EXERCISE GOAL -
From the listing below, restate word for word the lines from the line containing "Clone this chart in Plotly." down through the line containing "import plotly.graph_objects as go". Exclude pictures.

## START DATA EXCERPTS

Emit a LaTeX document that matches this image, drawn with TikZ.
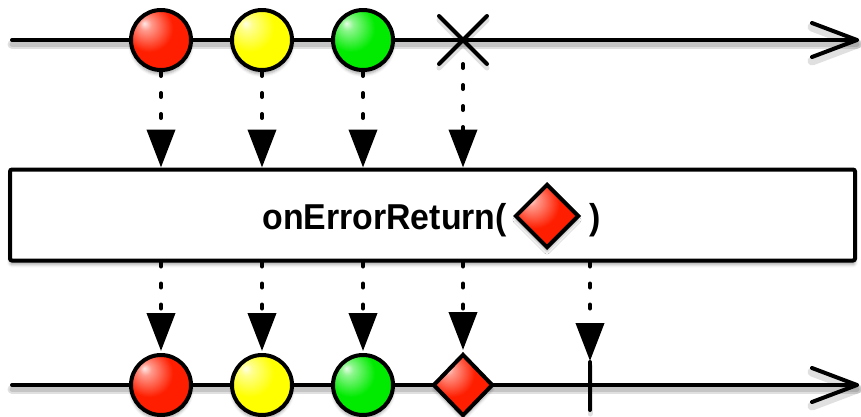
\documentclass[tikz,border=0pt]{standalone}
\usepackage{fontspec}
\usepackage{graphicx}
\setmainfont{Liberation Sans}
\usetikzlibrary{arrows.meta,shapes.geometric,shadows.blur}

\definecolor{cred}{RGB}{255,30,0}
\definecolor{cyel}{RGB}{255,255,0}
\definecolor{cgrn}{RGB}{0,235,0}
\colorlet{ballc}{cred}
\pgfdeclareradialshading[ballc]{sball}{\pgfpoint{-14bp}{14bp}}{%
  color(0bp)=(white!90!ballc); color(5bp)=(white!55!ballc); color(20bp)=(ballc);
  color(42bp)=(ballc); color(60bp)=(ballc!78!black); color(70bp)=(ballc!60!black)}

\tikzset{
  softshadow/.style={blur shadow={shadow xshift=0pt, shadow yshift=-4pt, shadow blur radius=3pt, shadow opacity=35}},
  ballnode/.style={circle, minimum size=60pt, inner sep=0pt, draw=black, line width=4pt,
    /utils/exec={\colorlet{ballc}{#1}}, shading=sball, softshadow},
  diamnode/.style={diamond, inner sep=0pt, draw=black, line width=4pt, line join=miter,
    /utils/exec={\colorlet{ballc}{#1}}, shading=sball, softshadow},
  timeline/.style={draw=black, line width=4pt, line cap=round, line join=round},
  lshadow/.style={draw=black, opacity=0.12, line width=9pt, line cap=round, transform canvas={yshift=-4pt}},
  lshadowb/.style={draw=black, opacity=0.12, line width=5pt, line cap=round, transform canvas={yshift=-4pt}},
  conn/.style={draw=black, line width=4pt, line cap=round, dash pattern=on 4pt off 17pt,
    -{Triangle[width=28pt,length=38pt]}},
  opbox/.style={rectangle, draw=black, fill=white, line width=4pt, rounded corners=2pt, softshadow},
  optext/.style={inner sep=0pt, font=\fontsize{36}{40}\selectfont\bfseries}
}

\begin{document}
\begin{tikzpicture}[x=1pt, y=-1pt]
\useasboundingbox (0,0) rectangle (861,416);
\clip (0,0) rectangle (861,416);

% ---- top timeline ----
\coordinate (t0) at (12,40);
\coordinate (t1) at (857,40);
\coordinate (t1a) at (812,23);
\coordinate (t1b) at (812,57);
\draw[lshadow] (t0) -- (t1);
\draw[lshadowb] (t0) -- (t1);
\draw[lshadow] (t1a) -- (t1) -- (t1b);
\draw[timeline] (t0) -- (t1);
\draw[timeline] (t1a) -- (t1) -- (t1b);

% error mark
\coordinate (x1) at (463,40);
\coordinate (x1a) at (439,16);
\coordinate (x1b) at (487,64);
\coordinate (x1c) at (439,64);
\coordinate (x1d) at (487,16);
\draw[lshadowb] (x1a) -- (x1b) (x1c) -- (x1d);
\draw[timeline] (x1a) -- (x1b) (x1c) -- (x1d);

% ---- operator box ----
\node[opbox, minimum width=845pt, minimum height=91pt] (box) at (432.5,215) {};

% ---- connectors top ----
\node[ballnode=cred] (r1) at (161,40) {};
\node[ballnode=cyel] (y1) at (262,40) {};
\node[ballnode=cgrn] (g1) at (363,40) {};
\coordinate (x1s) at (463,64);

\draw[conn] (r1.south) -- (r1.south |- box.north);
\draw[conn] (y1.south) -- (y1.south |- box.north);
\draw[conn] (g1.south) -- (g1.south |- box.north);
\draw[conn] (x1s) -- (x1s |- box.north);

% ---- operator label ----
\node[optext, anchor=base east] (lbl) at (507,229) {\scalebox{0.94}[1]{onErrorReturn(}};
\node[diamnode=cred, minimum width=64pt, minimum height=64pt] (dm) at (547,216) {};
\node[optext, anchor=base west] (rp) at (589,229) {\scalebox{0.94}[1]{)}};

% ---- bottom timeline ----
\coordinate (b0) at (12,385);
\coordinate (b1) at (857,385);
\coordinate (b1a) at (812,368);
\coordinate (b1b) at (812,402);
\draw[lshadow] (b0) -- (b1);
\draw[lshadowb] (b0) -- (b1);
\draw[lshadow] (b1a) -- (b1) -- (b1b);
\draw[timeline] (b0) -- (b1);
\draw[timeline] (b1a) -- (b1) -- (b1b);

% completion tick
\coordinate (tka) at (590,362);
\coordinate (tkb) at (590,410);
\coordinate (tkt) at (590,361);
\draw[lshadowb] (tka) -- (tkb);
\draw[timeline] (tka) -- (tkb);

\node[ballnode=cred] (r2) at (161,385) {};
\node[ballnode=cyel] (y2) at (262,385) {};
\node[ballnode=cgrn] (g2) at (363,385) {};
\node[diamnode=cred, minimum width=60pt, minimum height=62pt] (d2) at (463,385) {};

\draw[conn, shorten >=2pt] (box.south -| r2.north) -- (r2.north);
\draw[conn, shorten >=2pt] (box.south -| y2.north) -- (y2.north);
\draw[conn, shorten >=2pt] (box.south -| g2.north) -- (g2.north);
\draw[conn, shorten >=2pt] (box.south -| d2.north) -- (d2.north);
\draw[conn] (box.south -| tkt) -- (tkt);
\end{tikzpicture}
\end{document}
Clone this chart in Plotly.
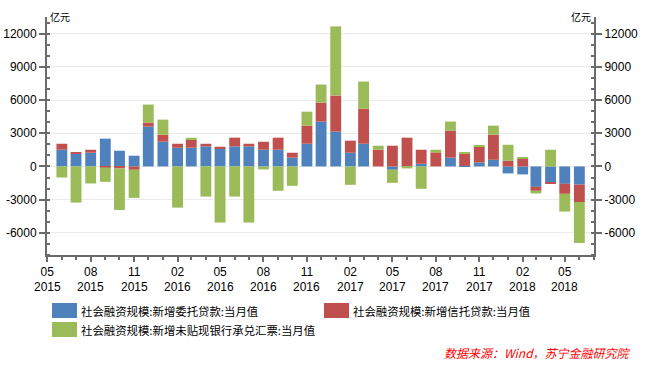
import plotly.graph_objects as go

# ---------------- data ----------------
months = ["2015-06", "2015-07", "2015-08", "2015-09", "2015-10", "2015-11", "2015-12",
          "2016-01", "2016-02", "2016-03", "2016-04", "2016-05", "2016-06", "2016-07",
          "2016-08", "2016-09", "2016-10", "2016-11", "2016-12", "2017-01", "2017-02",
          "2017-03", "2017-04", "2017-05", "2017-06", "2017-07", "2017-08", "2017-09",
          "2017-10", "2017-11", "2017-12", "2018-01", "2018-02", "2018-03", "2018-04",
          "2018-05", "2018-06"]

entrusted = [1510, 1150, 1240, 2510, 1420, 970, 3600,
             2240, 1690, 1690, 1810, 1630, 1810, 1810,
             1510, 1510, 790, 2050, 4050, 3140, 1240,
             2050, 0, -300, 0, 240, 0, 790,
             60, 360, 600, -630, -720, -1840, -1450,
             -1570, -1640]

trust = [540, 90, 270, -90, -180, -300, 360,
         630, 360, 720, 240, 150, 790, 240,
         720, 1090, 450, 1630, 1720, 3260, 1090,
         3170, 1510, 1870, 2600, 1270, 1270, 2450,
         1090, 1450, 2270, 510, 720, -360, -120,
         -905, -1570]

bills = [-1000, -3260, -1540, -1300, -3750, -2540, 1630,
         1360, -3720, 180, -2720, -5070, -2720, -5070,
         -270, -2200, -1750, 1270, 1630, 6250, -1660,
         2450, 360, -1180, -180, -2020, 240, 815,
         90, 60, 815, 1450, 60, -240, 1510,
         -1600, -3700]

series_names = ["社会融资规模:新增委托贷款:当月值",
                "社会融资规模:新增信托贷款:当月值",
                "社会融资规模:新增未贴现银行承兑汇票:当月值"]

tick_dates = ["2015-05", "2015-08", "2015-11", "2016-02", "2016-05", "2016-08", "2016-11",
              "2017-02", "2017-05", "2017-08", "2017-11", "2018-02", "2018-05"]
tick_months = ["05", "08", "11", "02", "05", "08", "11", "02", "05", "08", "11", "02", "05"]
tick_years = ["2015", "2015", "2015", "2016", "2016", "2016", "2016",
              "2017", "2017", "2017", "2017", "2018", "2018"]

y_tickvals = [-6000, -3000, 0, 3000, 6000, 9000, 12000]
y_ticktext = ["-6000", "-3000", "0", "3000", "6000", "9000", "12000"]

unit_label = "亿元"
source_text = "数据来源：Wind，苏宁金融研究院"

# ---------------- style ----------------
colors = ["#4F81BD", "#C0504D", "#9BBB59"]
W, H = 648, 366
L, R, T, B = 47, 54, 17, 111
AXC = "#6b6b6b"
NUM_FONT = "Arial, Liberation Sans, sans-serif"
CJK_FONT = "Noto Sans CJK SC, sans-serif"
DAY_MS = 86400000

pw, ph = W - L - R, H - T - B


def px_x(p):
    return (p - L) / pw


def px_y(p):
    return (H - B - p) / ph


fig = go.Figure()
for name, vals, col in zip(series_names, [entrusted, trust, bills], colors):
    fig.add_trace(go.Bar(x=months, y=vals, name=name, marker_color=col,
                         marker_line_width=0, width=23 * DAY_MS, showlegend=False))

# invisible helper trace so the right-hand axis is drawn
fig.add_trace(go.Scatter(x=[months[0]], y=[0], yaxis="y2", mode="markers",
                         marker_opacity=0, showlegend=False, hoverinfo="skip"))

yaxis_common = dict(
    range=[-8000, 13500], tickmode="array", tickvals=y_tickvals, ticktext=y_ticktext,
    ticks="outside", ticklen=6, tickwidth=2, tickcolor=AXC,
    showline=True, linewidth=2, linecolor=AXC, zeroline=False, automargin=False,
    tickfont=dict(family=NUM_FONT, size=12, color="#000"),
    minor=dict(ticks="inside", ticklen=3, tickwidth=1.5, tickcolor=AXC,
               dtick=1000, tick0=0, showgrid=False),
)

fig.update_layout(
    width=W, height=H, margin=dict(l=L, r=R, t=T, b=B, autoexpand=False),
    paper_bgcolor="white", plot_bgcolor="white",
    barmode="relative", bargap=0.2,
    showlegend=False,
    xaxis=dict(
        type="date", range=["2015-04-30 12:00", "2018-07-02"],
        tickmode="array", tickvals=tick_dates, ticktext=tick_months,
        ticks="outside", ticklen=5, tickwidth=2, tickcolor=AXC, automargin=False,
        showline=True, linewidth=2, linecolor=AXC, showgrid=False, zeroline=False,
        tickfont=dict(family=NUM_FONT, size=12, color="#000"),
        minor=dict(ticks="outside", ticklen=3, tickwidth=1.5, tickcolor=AXC,
                   dtick="M1", tick0="2015-05-01", showgrid=False),
    ),
    yaxis=dict(**yaxis_common, showgrid=True, gridcolor="#ebebeb", gridwidth=1),
    yaxis2=dict(**yaxis_common, overlaying="y", side="right", showgrid=False),
)

annotations = []
# unit labels
annotations.append(dict(text=unit_label, xref="paper", yref="paper", x=0, y=1,
                        xanchor="left", yanchor="middle", xshift=1, yshift=1,
                        showarrow=False, font=dict(family=CJK_FONT, size=10, color="#000")))
annotations.append(dict(text=unit_label, xref="paper", yref="paper", x=1, y=1,
                        xanchor="right", yanchor="middle", xshift=-1, yshift=1,
                        showarrow=False, font=dict(family=CJK_FONT, size=10, color="#000")))
# year row of x tick labels
for d, yr in zip(tick_dates, tick_years):
    annotations.append(dict(text=yr, xref="x", yref="paper", x=d, y=0,
                            xanchor="center", yanchor="middle", yshift=-31.5,
                            showarrow=False, font=dict(family=NUM_FONT, size=12, color="#000")))

# custom legend (large swatches like the original)
legend_pos = [(52, 303, 79, 311), (324, 303, 351, 311), (52, 322, 79, 330)]
shapes = []
for (sx, sy, tx, ty), name, col in zip(legend_pos, series_names, colors):
    shapes.append(dict(type="rect", xref="paper", yref="paper",
                       x0=px_x(sx), x1=px_x(sx + 25), y0=px_y(sy), y1=px_y(sy + 15),
                       fillcolor=col, line=dict(width=0)))
    annotations.append(dict(text=name, xref="paper", yref="paper", x=px_x(tx), y=px_y(ty),
                            xanchor="left", yanchor="middle", showarrow=False,
                            font=dict(family=CJK_FONT, size=11.4, color="#000")))

annotations.append(dict(text="<i>" + source_text + "</i>", xref="paper", yref="paper",
                        x=px_x(633), y=px_y(352.5), xanchor="right", yanchor="middle",
                        showarrow=False, font=dict(family=CJK_FONT, size=12, color="#FF0000")))

fig.update_layout(annotations=annotations, shapes=shapes)

fig.write_html("out.html", config={"displayModeBar": False},
               post_script="document.body.style.margin='0';document.body.style.overflow='hidden';")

## END DATA EXCERPTS

ANSWER TO THIS EXERCISE -
Clone this chart in Plotly.
import plotly.graph_objects as go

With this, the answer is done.